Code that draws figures
★ ★ ★ ★
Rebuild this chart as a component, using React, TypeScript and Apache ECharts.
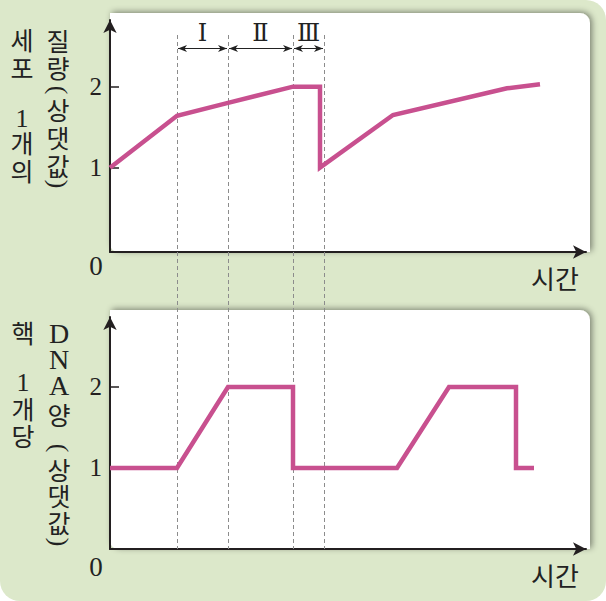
import React, { useEffect, useRef } from "react";
import * as echarts from "echarts";

// ---- data ----
const massTime = [0, 6.7, 11.8, 18.3, 21.0, 21.0, 28.3, 39.7, 43.0];
const massValue = [1, 1.64, 1.8, 2.0, 2.0, 1.0, 1.65, 1.98, 2.03];
const dnaTime = [0, 6.7, 11.8, 18.3, 18.3, 28.7, 33.9, 40.6, 40.6, 42.4];
const dnaValue = [1, 1, 2, 2, 1, 1, 2, 2, 1, 1];
const phaseBounds = [6.7, 11.8, 18.3, 21.4];
const phaseLabels = ["Ⅰ", "Ⅱ", "Ⅲ"];
const yTickValues = [1, 2];
const xAxisTitle = "시간";
const originLabel = "0";
const topTitleA = ["세", "포", "1", "개", "의"];
const topTitleB = ["질", "량", "(", "상", "댓", "값", ")"];
const botTitleA = ["핵", "1", "개", "당"];
const botTitleB = ["D", "N", "A", "양", "(", "상", "댓", "값", ")"];

// ---- layout (pixels) ----
const topTitleAY = [39, 67, 118, 142, 170];
const topTitleBY = [40, 67, 90, 109, 137, 165, 184];
const botTitleAY = [332, 382, 408, 435];
const botTitleBY = [333, 359, 385, 414, 448, 469, 495, 522, 542];

const AXIS = "#231f20";
const LINE = "#c8508f";
const TEXT = "#222222";
const KR = "'Noto Sans CJK KR', 'Noto Sans', sans-serif";
const SERIF = "'Liberation Serif', 'DejaVu Serif', serif";

const isSerif = (c: string) => /[0-9A-Z]/.test(c);

export default function App() {
  const ref = useRef<HTMLDivElement>(null);
  useEffect(() => {
    document.body.style.margin = "0";
    const chart = echarts.init(ref.current!, null, { renderer: "svg" });
    const axisLine = {
      show: true,
      onZero: false,
      symbol: ["none", "arrow"],
      symbolSize: [10, 13],
      lineStyle: { color: AXIS, width: 2 },
    };
    const makeX = (gi: number) => ({
      type: "value",
      gridIndex: gi,
      min: 0,
      max: 47.6,
      axisLine,
      axisTick: { show: false },
      axisLabel: { show: false },
      splitLine: { show: false },
    });
    const makeY = (gi: number, min: number, max: number) => ({
      type: "value",
      gridIndex: gi,
      min,
      max,
      axisLine,
      axisTick: {
        show: true,
        inside: true,
        length: 9,
        customValues: yTickValues,
        lineStyle: { color: AXIS, width: 1.5 },
      },
      axisLabel: {
        show: true,
        customValues: yTickValues,
        margin: 8,
        fontFamily: SERIF,
        fontSize: 25,
        color: AXIS,
      },
      splitLine: { show: false },
    });
    const lineStyle = { color: LINE, width: 4.5, join: "miter", cap: "butt" };
    chart.setOption({
      animation: false,
      grid: [
        { left: 110, right: 20, top: 20, bottom: 349 },
        { left: 110, right: 20, top: 317, bottom: 52 },
      ],
      xAxis: [makeX(0), makeX(1)],
      yAxis: [makeY(0, -0.041, 2.823), makeY(1, 0, 2.864)],
      series: [
        {
          type: "line",
          xAxisIndex: 0,
          yAxisIndex: 0,
          data: massTime.map((t, i) => [t, massValue[i]]),
          symbol: "none",
          silent: true,
          lineStyle,
          z: 5,
        },
        {
          type: "line",
          xAxisIndex: 1,
          yAxisIndex: 1,
          data: dnaTime.map((t, i) => [t, dnaValue[i]]),
          symbol: "none",
          silent: true,
          lineStyle,
          z: 5,
        },
      ],
    });

    const px = (x: number) => (chart.convertToPixel({ gridIndex: 0 }, [x, 0]) as number[])[0];
    const els: any[] = [];
    els.push({
      type: "rect",
      z: -20,
      shape: { x: 0, y: 0, width: 606, height: 601, r: [0, 20, 20, 20] },
      style: { fill: "#dce8ca" },
    });
    const panel = (y: number, h: number) => ({
      type: "rect",
      z: -10,
      shape: { x: 110, y, width: 480, height: h, r: [0, 10, 0, 8] },
      style: {
        fill: "#ffffff",
        shadowBlur: 6,
        shadowColor: "rgba(0,0,0,0.45)",
        shadowOffsetX: 2,
        shadowOffsetY: -1,
      },
    });
    els.push(panel(13, 239));
    els.push(panel(310, 239));
    phaseBounds.forEach((b) => {
      const x = Math.round(px(b)) + 0.5;
      els.push({
        type: "line",
        z: 1,
        shape: { x1: x, y1: 35, x2: x, y2: 549 },
        style: { stroke: "#8c8c8c", lineWidth: 1, lineDash: [4, 3] },
      });
    });
    const ay = 48.5;
    for (let i = 0; i < phaseLabels.length; i++) {
      const x1 = px(phaseBounds[i]) + 1;
      const x2 = px(phaseBounds[i + 1]) - 1;
      els.push({
        type: "line",
        z: 10,
        shape: { x1, y1: ay, x2, y2: ay },
        style: { stroke: "#222", lineWidth: 1 },
      });
      els.push({
        type: "polygon",
        z: 10,
        shape: { points: [[x1, ay], [x1 + 9, ay - 3.5], [x1 + 6.5, ay], [x1 + 9, ay + 3.5]] },
        style: { fill: "#222" },
      });
      els.push({
        type: "polygon",
        z: 10,
        shape: { points: [[x2, ay], [x2 - 9, ay - 3.5], [x2 - 6.5, ay], [x2 - 9, ay + 3.5]] },
        style: { fill: "#222" },
      });
      els.push({
        type: "text",
        z: 10,
        x: (x1 + x2) / 2,
        y: 33,
        style: {
          text: phaseLabels[i],
          fill: "#222",
          font: `24px 'DejaVu Serif', 'Liberation Serif', serif`,
          align: "center",
          verticalAlign: "middle",
        },
      });
    }
    const column = (chars: string[], ys: number[], x: number) => {
      chars.forEach((c, i) => {
        const paren = c === "(" || c === ")";
        const serif = isSerif(c);
        const size = paren ? 26 : serif ? (/[A-Z]/.test(c) ? 28 : 26) : 25;
        els.push({
          type: "text",
          z: 10,
          x,
          y: ys[i],
          rotation: paren ? -Math.PI / 2 : 0,
          style: {
            text: c,
            fill: TEXT,
            font: `${size}px ${serif || paren ? SERIF : KR}`,
            lineHeight: paren ? 18 : 20,
            align: "center",
            verticalAlign: "middle",
          },
        });
      });
    };
    column(topTitleA, topTitleAY, 22);
    column(topTitleB, topTitleBY, 58);
    column(botTitleA, botTitleAY, 23);
    column(botTitleB, botTitleBY, 59);
    [266, 567].forEach((y) => {
      els.push({
        type: "text",
        z: 10,
        x: 96,
        y,
        style: { text: originLabel, fill: TEXT, font: `27px ${SERIF}`, align: "center", verticalAlign: "middle" },
      });
    });
    [277, 574].forEach((y) => {
      els.push({
        type: "text",
        z: 10,
        x: 555,
        y,
        style: { text: xAxisTitle, fill: TEXT, font: `26px ${KR}`, align: "center", verticalAlign: "middle" },
      });
    });
    chart.setOption({ graphic: { elements: els } });
    return () => chart.dispose();
  }, []);
  return (
    <div
      ref={ref}
      style={{ position: "fixed", left: 0, top: 0, width: 606, height: 601, background: "#ffffff" }}
    />
  );
}
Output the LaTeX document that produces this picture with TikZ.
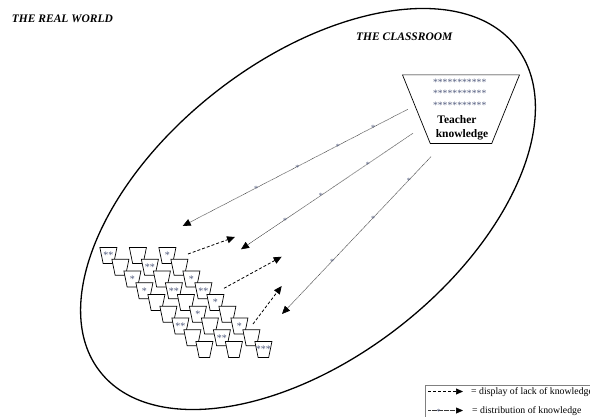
★ ★ ★ ★
→ What you should do
Write out again, exactly, the lines from the start of the listing up to the line containing "const isSerif = (c: string)", with both ends and without pictures.

→ Full output
Rebuild this chart as a component, using React, TypeScript and Apache ECharts.
import React, { useEffect, useRef } from "react";
import * as echarts from "echarts";

// ---- data ----
const massTime = [0, 6.7, 11.8, 18.3, 21.0, 21.0, 28.3, 39.7, 43.0];
const massValue = [1, 1.64, 1.8, 2.0, 2.0, 1.0, 1.65, 1.98, 2.03];
const dnaTime = [0, 6.7, 11.8, 18.3, 18.3, 28.7, 33.9, 40.6, 40.6, 42.4];
const dnaValue = [1, 1, 2, 2, 1, 1, 2, 2, 1, 1];
const phaseBounds = [6.7, 11.8, 18.3, 21.4];
const phaseLabels = ["Ⅰ", "Ⅱ", "Ⅲ"];
const yTickValues = [1, 2];
const xAxisTitle = "시간";
const originLabel = "0";
const topTitleA = ["세", "포", "1", "개", "의"];
const topTitleB = ["질", "량", "(", "상", "댓", "값", ")"];
const botTitleA = ["핵", "1", "개", "당"];
const botTitleB = ["D", "N", "A", "양", "(", "상", "댓", "값", ")"];

// ---- layout (pixels) ----
const topTitleAY = [39, 67, 118, 142, 170];
const topTitleBY = [40, 67, 90, 109, 137, 165, 184];
const botTitleAY = [332, 382, 408, 435];
const botTitleBY = [333, 359, 385, 414, 448, 469, 495, 522, 542];

const AXIS = "#231f20";
const LINE = "#c8508f";
const TEXT = "#222222";
const KR = "'Noto Sans CJK KR', 'Noto Sans', sans-serif";
const SERIF = "'Liberation Serif', 'DejaVu Serif', serif";

const isSerif = (c: string) => /[0-9A-Z]/.test(c);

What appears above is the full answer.